• **Aim**
Review the lines that follow and copy each one that contains the word "this".

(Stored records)
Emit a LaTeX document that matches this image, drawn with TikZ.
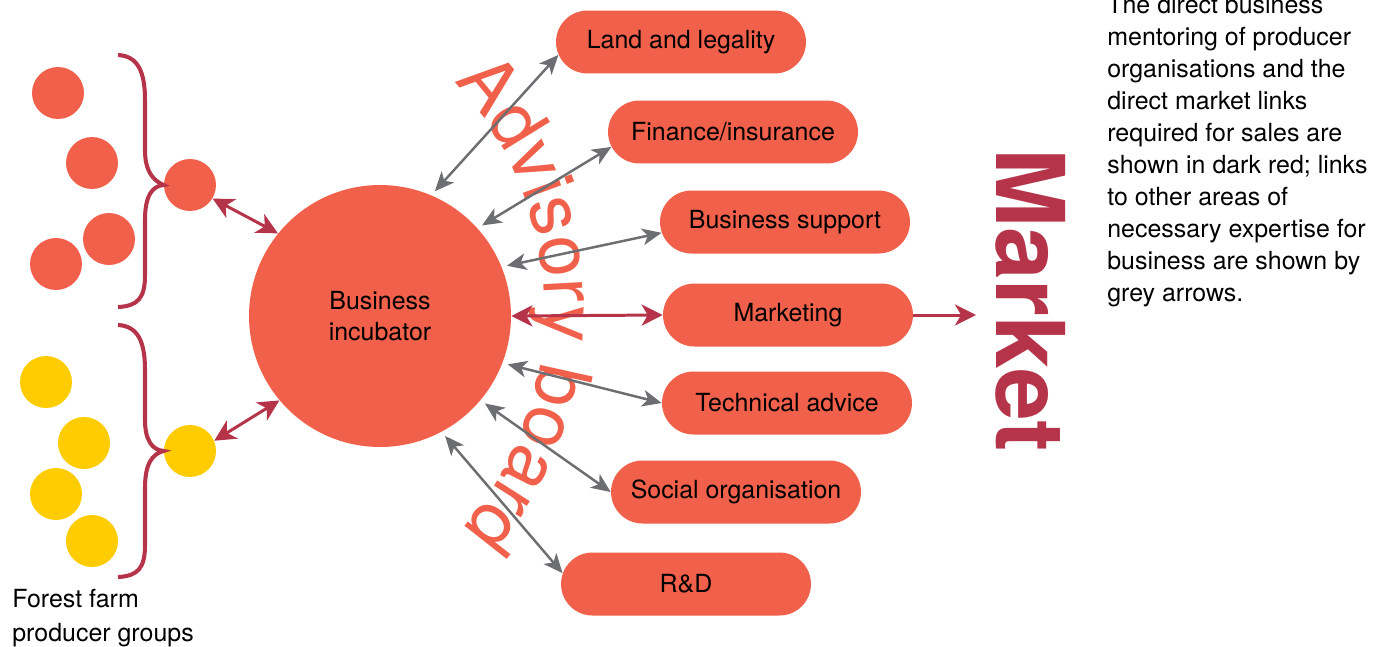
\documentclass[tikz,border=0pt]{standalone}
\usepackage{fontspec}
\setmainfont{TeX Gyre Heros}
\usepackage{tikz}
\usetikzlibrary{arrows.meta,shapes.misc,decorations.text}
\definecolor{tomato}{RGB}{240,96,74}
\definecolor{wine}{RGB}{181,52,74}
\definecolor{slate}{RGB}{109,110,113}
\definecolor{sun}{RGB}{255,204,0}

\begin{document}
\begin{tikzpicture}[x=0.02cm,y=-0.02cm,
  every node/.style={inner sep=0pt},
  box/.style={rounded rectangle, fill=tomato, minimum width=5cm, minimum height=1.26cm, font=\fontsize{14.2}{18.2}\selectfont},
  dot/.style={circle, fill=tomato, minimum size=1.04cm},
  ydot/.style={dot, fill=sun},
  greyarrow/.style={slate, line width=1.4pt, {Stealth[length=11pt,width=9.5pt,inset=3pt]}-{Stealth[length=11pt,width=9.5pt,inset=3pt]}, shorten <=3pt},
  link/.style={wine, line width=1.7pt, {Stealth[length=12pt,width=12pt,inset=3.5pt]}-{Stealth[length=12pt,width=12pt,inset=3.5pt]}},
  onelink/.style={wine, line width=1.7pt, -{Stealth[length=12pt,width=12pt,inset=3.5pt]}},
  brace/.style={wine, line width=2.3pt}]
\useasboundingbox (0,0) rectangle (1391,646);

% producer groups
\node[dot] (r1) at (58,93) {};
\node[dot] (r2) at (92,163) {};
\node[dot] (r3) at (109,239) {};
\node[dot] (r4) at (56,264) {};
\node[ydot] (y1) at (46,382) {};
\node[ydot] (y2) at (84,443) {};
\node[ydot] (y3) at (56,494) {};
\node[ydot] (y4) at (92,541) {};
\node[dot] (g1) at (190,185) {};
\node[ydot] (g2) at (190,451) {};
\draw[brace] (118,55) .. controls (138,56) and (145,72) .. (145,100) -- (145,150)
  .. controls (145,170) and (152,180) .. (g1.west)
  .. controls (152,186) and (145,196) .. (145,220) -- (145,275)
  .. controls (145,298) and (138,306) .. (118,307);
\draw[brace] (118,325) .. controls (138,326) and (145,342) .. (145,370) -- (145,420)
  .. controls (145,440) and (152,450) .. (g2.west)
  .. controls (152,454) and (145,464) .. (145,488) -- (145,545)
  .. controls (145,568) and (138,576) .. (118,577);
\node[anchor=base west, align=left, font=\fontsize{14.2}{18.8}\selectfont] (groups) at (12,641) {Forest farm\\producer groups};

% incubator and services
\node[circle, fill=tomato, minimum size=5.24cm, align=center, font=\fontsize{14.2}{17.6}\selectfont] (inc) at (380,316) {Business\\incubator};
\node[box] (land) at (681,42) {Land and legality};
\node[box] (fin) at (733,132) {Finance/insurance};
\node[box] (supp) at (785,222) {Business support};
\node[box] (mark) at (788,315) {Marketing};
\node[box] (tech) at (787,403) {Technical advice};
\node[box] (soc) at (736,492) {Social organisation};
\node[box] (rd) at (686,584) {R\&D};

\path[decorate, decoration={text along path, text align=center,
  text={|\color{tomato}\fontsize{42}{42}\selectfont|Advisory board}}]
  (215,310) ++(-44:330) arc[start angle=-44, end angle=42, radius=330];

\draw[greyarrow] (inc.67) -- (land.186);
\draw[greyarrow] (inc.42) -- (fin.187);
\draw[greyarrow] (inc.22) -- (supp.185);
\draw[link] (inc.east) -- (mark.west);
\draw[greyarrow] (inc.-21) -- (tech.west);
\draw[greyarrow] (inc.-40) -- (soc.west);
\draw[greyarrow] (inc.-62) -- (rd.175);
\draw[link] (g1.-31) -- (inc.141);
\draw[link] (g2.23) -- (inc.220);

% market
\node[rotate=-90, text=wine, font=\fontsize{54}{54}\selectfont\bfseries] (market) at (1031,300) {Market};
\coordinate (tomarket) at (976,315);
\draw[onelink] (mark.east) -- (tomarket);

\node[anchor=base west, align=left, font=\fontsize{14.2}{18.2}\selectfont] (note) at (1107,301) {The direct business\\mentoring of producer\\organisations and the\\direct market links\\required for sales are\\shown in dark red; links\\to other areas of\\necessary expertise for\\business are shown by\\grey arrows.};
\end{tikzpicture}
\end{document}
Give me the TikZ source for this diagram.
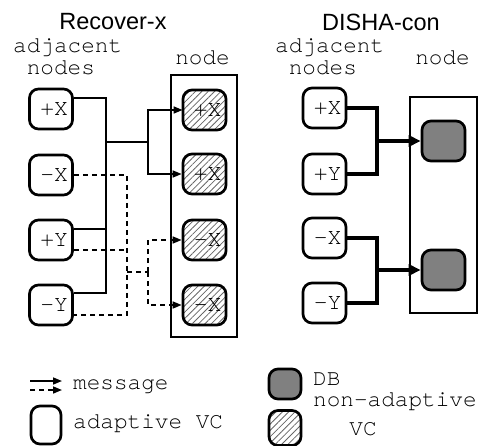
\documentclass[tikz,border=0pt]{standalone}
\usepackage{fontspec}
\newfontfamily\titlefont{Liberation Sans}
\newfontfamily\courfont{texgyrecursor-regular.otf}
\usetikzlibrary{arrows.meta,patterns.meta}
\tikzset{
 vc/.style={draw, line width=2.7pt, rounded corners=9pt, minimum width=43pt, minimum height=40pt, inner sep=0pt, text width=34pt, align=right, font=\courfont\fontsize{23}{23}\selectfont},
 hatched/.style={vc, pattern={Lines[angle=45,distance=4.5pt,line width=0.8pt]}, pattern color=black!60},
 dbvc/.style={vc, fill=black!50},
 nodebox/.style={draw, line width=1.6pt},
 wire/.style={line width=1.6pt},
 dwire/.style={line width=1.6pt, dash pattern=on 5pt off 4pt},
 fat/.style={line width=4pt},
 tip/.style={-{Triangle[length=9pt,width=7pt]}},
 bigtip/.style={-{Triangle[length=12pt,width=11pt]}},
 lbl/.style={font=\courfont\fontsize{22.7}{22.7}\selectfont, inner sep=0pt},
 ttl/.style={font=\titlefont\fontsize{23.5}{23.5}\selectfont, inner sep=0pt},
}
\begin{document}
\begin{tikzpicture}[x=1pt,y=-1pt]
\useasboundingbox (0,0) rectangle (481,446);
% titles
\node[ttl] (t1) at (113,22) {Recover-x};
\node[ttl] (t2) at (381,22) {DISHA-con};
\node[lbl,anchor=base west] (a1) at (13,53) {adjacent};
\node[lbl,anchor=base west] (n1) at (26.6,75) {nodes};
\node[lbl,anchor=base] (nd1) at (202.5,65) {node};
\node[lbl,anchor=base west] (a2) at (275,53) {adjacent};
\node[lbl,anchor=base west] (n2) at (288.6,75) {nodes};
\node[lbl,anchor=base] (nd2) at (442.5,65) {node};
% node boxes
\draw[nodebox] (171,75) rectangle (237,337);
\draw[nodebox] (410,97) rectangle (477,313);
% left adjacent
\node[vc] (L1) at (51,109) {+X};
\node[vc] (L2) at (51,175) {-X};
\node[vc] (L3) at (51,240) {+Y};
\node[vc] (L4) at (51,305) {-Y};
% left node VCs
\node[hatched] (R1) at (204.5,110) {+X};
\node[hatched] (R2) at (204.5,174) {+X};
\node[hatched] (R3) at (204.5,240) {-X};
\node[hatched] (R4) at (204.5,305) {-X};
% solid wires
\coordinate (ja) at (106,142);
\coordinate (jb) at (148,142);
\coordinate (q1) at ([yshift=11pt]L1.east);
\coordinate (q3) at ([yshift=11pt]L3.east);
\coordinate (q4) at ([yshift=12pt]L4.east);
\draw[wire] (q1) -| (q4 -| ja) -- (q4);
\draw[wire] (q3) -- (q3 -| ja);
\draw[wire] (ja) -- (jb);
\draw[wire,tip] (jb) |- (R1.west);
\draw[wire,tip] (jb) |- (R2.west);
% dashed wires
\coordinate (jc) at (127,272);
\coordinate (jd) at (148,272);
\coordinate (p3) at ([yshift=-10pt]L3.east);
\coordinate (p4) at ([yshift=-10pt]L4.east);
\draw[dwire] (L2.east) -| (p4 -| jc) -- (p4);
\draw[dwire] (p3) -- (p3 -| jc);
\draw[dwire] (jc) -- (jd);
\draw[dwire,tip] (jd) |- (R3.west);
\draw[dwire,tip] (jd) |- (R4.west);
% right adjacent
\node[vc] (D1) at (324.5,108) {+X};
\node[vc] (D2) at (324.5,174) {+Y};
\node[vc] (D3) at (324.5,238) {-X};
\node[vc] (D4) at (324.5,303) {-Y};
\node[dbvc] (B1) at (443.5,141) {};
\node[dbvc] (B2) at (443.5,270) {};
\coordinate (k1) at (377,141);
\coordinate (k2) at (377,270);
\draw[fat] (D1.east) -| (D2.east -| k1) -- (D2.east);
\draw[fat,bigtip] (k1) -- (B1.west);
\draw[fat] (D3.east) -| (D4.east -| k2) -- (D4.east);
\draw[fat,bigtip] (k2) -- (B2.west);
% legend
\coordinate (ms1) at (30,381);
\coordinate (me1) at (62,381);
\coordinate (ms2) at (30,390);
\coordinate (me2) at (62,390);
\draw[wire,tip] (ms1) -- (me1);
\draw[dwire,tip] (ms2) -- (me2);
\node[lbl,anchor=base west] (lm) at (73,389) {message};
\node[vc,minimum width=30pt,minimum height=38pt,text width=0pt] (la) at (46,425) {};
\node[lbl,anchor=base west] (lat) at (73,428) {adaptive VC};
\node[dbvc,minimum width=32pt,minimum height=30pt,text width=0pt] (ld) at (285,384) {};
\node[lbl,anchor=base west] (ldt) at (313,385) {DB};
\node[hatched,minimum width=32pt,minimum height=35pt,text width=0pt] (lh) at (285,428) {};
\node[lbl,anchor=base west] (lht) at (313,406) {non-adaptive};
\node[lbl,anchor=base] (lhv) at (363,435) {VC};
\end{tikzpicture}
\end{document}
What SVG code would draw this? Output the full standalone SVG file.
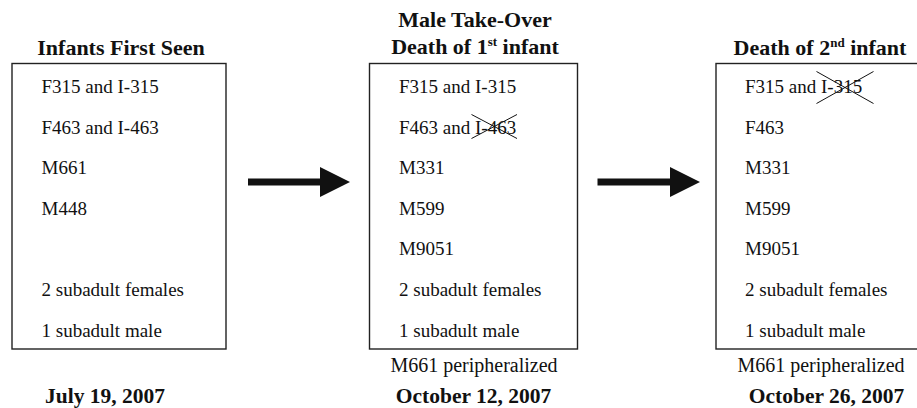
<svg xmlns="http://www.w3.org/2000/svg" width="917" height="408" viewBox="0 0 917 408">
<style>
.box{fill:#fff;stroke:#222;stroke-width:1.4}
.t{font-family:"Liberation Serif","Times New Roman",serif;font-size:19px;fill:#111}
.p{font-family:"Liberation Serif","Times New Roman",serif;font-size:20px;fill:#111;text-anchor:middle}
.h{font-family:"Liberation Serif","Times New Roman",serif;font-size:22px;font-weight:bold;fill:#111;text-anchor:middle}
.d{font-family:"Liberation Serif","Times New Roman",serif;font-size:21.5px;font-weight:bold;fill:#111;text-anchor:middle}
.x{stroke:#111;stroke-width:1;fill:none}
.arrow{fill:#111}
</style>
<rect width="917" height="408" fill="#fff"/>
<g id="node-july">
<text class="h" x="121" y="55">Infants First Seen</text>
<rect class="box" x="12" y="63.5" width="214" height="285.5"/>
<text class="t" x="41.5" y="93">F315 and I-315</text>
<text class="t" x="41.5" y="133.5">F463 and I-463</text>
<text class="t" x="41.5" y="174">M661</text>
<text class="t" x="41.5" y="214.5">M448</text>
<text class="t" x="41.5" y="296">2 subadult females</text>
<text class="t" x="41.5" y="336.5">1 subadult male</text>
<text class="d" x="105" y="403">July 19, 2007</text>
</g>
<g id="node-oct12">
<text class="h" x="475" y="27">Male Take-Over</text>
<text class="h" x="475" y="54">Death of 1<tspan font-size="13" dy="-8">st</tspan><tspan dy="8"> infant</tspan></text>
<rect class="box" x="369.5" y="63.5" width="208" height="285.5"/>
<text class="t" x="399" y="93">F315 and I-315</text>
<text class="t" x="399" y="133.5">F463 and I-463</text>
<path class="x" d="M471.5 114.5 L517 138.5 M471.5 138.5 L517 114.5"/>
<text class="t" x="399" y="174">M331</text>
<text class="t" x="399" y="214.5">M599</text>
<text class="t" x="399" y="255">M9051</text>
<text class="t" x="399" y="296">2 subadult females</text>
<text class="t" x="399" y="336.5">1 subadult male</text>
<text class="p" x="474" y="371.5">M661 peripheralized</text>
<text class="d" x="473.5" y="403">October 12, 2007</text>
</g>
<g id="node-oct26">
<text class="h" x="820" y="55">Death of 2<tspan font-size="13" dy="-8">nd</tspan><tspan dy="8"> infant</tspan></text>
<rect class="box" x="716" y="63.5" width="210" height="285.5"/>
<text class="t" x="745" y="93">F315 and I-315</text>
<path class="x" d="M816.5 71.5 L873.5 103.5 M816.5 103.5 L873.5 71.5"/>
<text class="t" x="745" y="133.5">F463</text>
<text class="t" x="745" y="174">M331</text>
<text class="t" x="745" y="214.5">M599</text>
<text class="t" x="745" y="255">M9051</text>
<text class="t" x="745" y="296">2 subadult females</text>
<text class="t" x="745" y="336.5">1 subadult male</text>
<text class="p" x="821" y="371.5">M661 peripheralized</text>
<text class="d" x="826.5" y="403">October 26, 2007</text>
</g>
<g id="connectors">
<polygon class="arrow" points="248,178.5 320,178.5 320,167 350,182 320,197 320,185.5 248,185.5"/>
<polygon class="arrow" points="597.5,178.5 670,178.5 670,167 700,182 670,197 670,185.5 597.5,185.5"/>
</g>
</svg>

• **Full answer**
Emit a LaTeX document that matches this image, drawn with TikZ.
Give me the TikZ source for this diagram.
What SVG code would draw this? Output the full standalone SVG file.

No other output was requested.